Aku percaya Kau akan menolongku dari kesendirian ini (2 Desember 2010)
Puisi di atas ditulis oleh seorang Ibu, dua tahun sebelum kematiannya. Mendengar salah satu cucu ibu itu membacakan puisi pada hari penguburannya, terlintas dipikiran saya tulisan raja Salomo yang mengatakan bahwa segala sesuatu ada masanya. Ada masa untuk menangis, ada masa untuk tertawa, dstnya (Pengkotbah 3) Seorang ibu di sebelah saya berkata bahwa itu sudah hukum alam: bahwa ketika kita tua, anak-anak akan sibuk dengan hidupnya sendiri dan hanya sesekali menemui orang tua mereka. Teori raja Salomo dan pernyataan ibu bijak tersebut cocok dengan fakta kehidupan yang ada, namun, tidak semua orang bisa menerima kenyataan hukum alam itu akibatnya mereka menjadi tidak bahagia menjalani masa tuanya.
Apakah seseorang bisa bahagia jika kondisi yang dihadapi tidak sesuai dengan keinginan? Jawabannya BISA. Memang tidak mudah, tapi bisa. Happiness is about making a choice. Apapun situasinya manusia dapat meresponinya dengan 2 pilihan: bahagia atau tidak bahagia. Ketika anak saya yang berusia “kepala 3” tidak juga menikah, saya dapat memilih untuk pusing karena `sudah kepala 3` koq tak kunjung menikah, atau saya memilih untuk bersyukur karena anak saya baik-baik saja (dibandingkan dengan yang menikah tapi tidak bahagia).

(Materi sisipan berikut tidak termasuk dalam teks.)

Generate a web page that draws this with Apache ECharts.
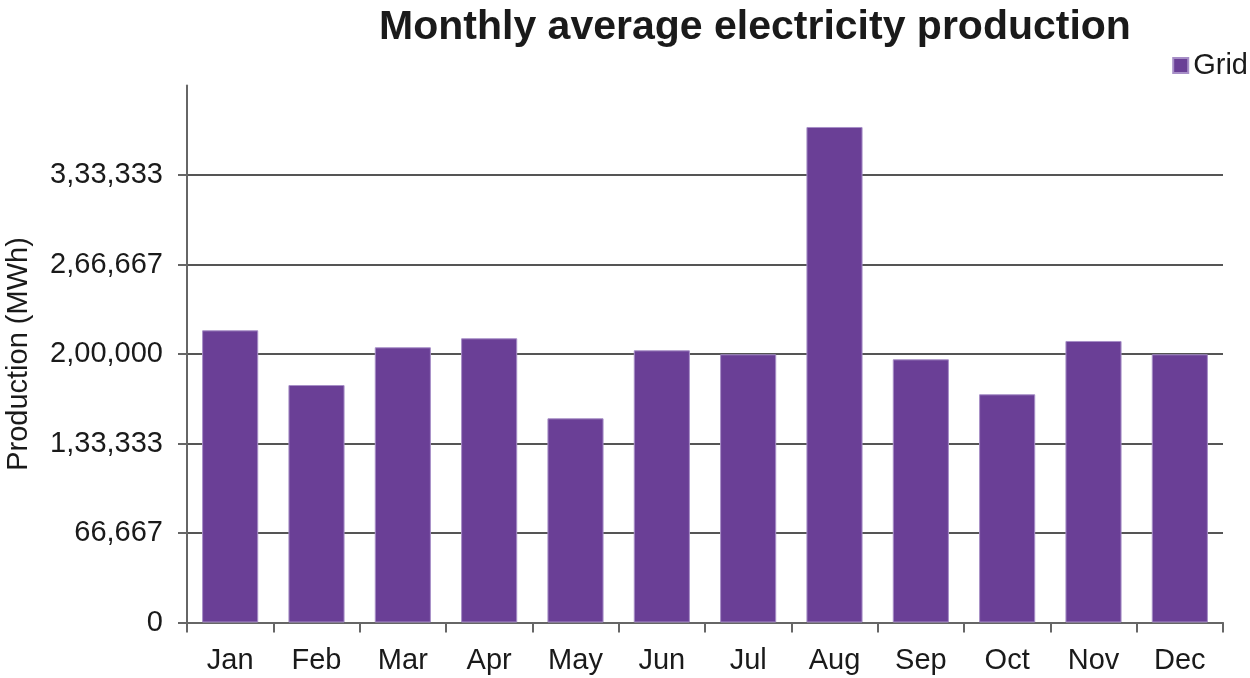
<!DOCTYPE html>
<html>
<head>
<meta charset="utf-8">
<script src="https://cdn.jsdelivr.net/npm/echarts@6/dist/echarts.min.js"></script>
<style>html,body{margin:0;padding:0;background:#fff;}#c{width:1250px;height:678px;}</style>
</head>
<body>
<div id="c"></div>
<script>
var months = ['Jan','Feb','Mar','Apr','May','Jun','Jul','Aug','Sep','Oct','Nov','Dec'];
var gridValues = [217650, 176900, 205000, 211700, 152100, 202750, 199800, 369100, 196050, 170000, 209700, 199800];
var yTicks = [0, 66666.67, 133333.33, 200000, 266666.67, 333333.33];
var yMax = 400000;
var step = 400000 / 6;

function indianFormat(v) {
  var s = String(Math.round(v));
  if (s.length <= 3) return s;
  var last3 = s.slice(-3);
  var rest = s.slice(0, -3);
  rest = rest.replace(/\B(?=(\d{2})+(?!\d))/g, ',');
  return rest + ',' + last3;
}

var chart = echarts.init(document.getElementById('c'), null, {renderer: 'canvas'});
var font = 'Liberation Sans, Arial, Helvetica, sans-serif';
chart.setOption({
  backgroundColor: '#fff',
  animation: false,
  title: {
    text: 'Monthly average electricity production',
    left: 750, top: 2, textAlign: 'center',
    textStyle: {fontFamily: font, fontSize: 41, fontWeight: 'bold', color: '#1a1a1a'}
  },
  legend: {
    right: 2, top: 51, padding: 0,
    itemWidth: 15, itemHeight: 15,
    icon: 'rect',
    itemGap: 8,
    textStyle: {fontFamily: font, fontSize: 29, color: '#1a1a1a'},
    data: ['Grid']
  },
  grid: {left: 187, right: 27, top: 85.5, bottom: 55.5, containLabel: false, outerBoundsMode: 'none'},
  xAxis: {
    type: 'category',
    data: months,
    boundaryGap: true,
    axisLine: {show: true, lineStyle: {color: '#666', width: 2}},
    axisTick: {show: true, alignWithLabel: false, length: 10, lineStyle: {color: '#666', width: 2}},
    axisLabel: {fontFamily: font, fontSize: 29, color: '#1a1a1a', margin: 24},
    splitLine: {show: false}
  },
  yAxis: {
    type: 'value',
    min: 0, max: yMax, interval: step,
    name: 'Production (MWh)',
    nameLocation: 'middle',
    nameGap: 154,
    nameTextStyle: {fontFamily: font, fontSize: 29, color: '#1a1a1a'},
    axisLine: {show: true, lineStyle: {color: '#666', width: 2}},
    axisTick: {show: true, length: 9, lineStyle: {color: '#666', width: 2}, customValues: yTicks},
    axisLabel: {
      fontFamily: font, fontSize: 29, color: '#1a1a1a', margin: 24,
      customValues: yTicks,
      formatter: function (v) { return indianFormat(v); }
    },
    splitLine: {show: true, lineStyle: {color: ['#555','#555','#555','#555','#555','#555','rgba(0,0,0,0)'], width: 2}}
  },
  series: [{
    name: 'Grid',
    type: 'bar',
    data: gridValues,
    barCategoryGap: '35%',
    itemStyle: {color: '#6a3f96', borderColor: '#a78fc7', borderWidth: 1}
  }]
});
</script>
</body>
</html>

Seseorang pernah bercerita kepada saya bahwa ibu mertuanya di Malang, Jawa Timur adalah tokoh paling inspiratif buat dia dalam urusan memilih untuk bahagia. Di usianya yang hampir 80 tahun, dia masih hidup bahagia, banyak teman, banyak kegiatan. Hari Senin latihan line dance, Selasa jalan pagi, Rabu latihan poco-poco, Kamis belajar masak di perkumpulan wanita di wihara, Jumat berenang (ya, dia masih kuat berenang perlahan 1 jam nonstop!), Sabtu menghadiri pertemuan ibu-ibu PKK dan Minggu beribadah di gereja. Dia tinggal sendiri bersama seorang pembantu. Padahal, dia sudah menjanda 14 tahun lebih. Anak-anaknya tidak ada yang tinggal se kota. Dia hidup seorang diri, seharusnya dia kesepian, tapi kenyataannya dia bahagia. Dia bahagia karena mau menerima kenyataan dan dengan cepat beradaptasi. Ketika suaminya meninggal, semua barang kenang-kenangan suaminya -pakaian, kamera, motor, dll- dia singkirkan dari rumah dan dibagi-bagikan. Karena dia tidak ingin terus sedih dengan memandang barang-barang yang penuh kenangan tersebut. Dia bahagia karena dia mengambil alih kemudi hidupnya, tidak bergantung pada orang lain. Dia memilih hidup sendiri di Malang ketimbang menerima tawaran anak-anaknya untuk pindah ke Jakarta. Dia bahagia karena dia sadar Tuhan Yesus selalu di hati dan hidupnya.
Ketika kita tetap tabah dan bahagia di tengah kekurangan, kesepian dan kenyataan yang tidak sesuai dengan keinginan, maka kita bisa menjadi inspirasi dan sumber kekuatan bagi orang lain. Saya jelas ingin hidup bahagia, apa pun yang Tuhan berikan. Semoga Anda pun dapat hidup bahagia dengan segala keberadaan dan kejadian dalam hidup Anda.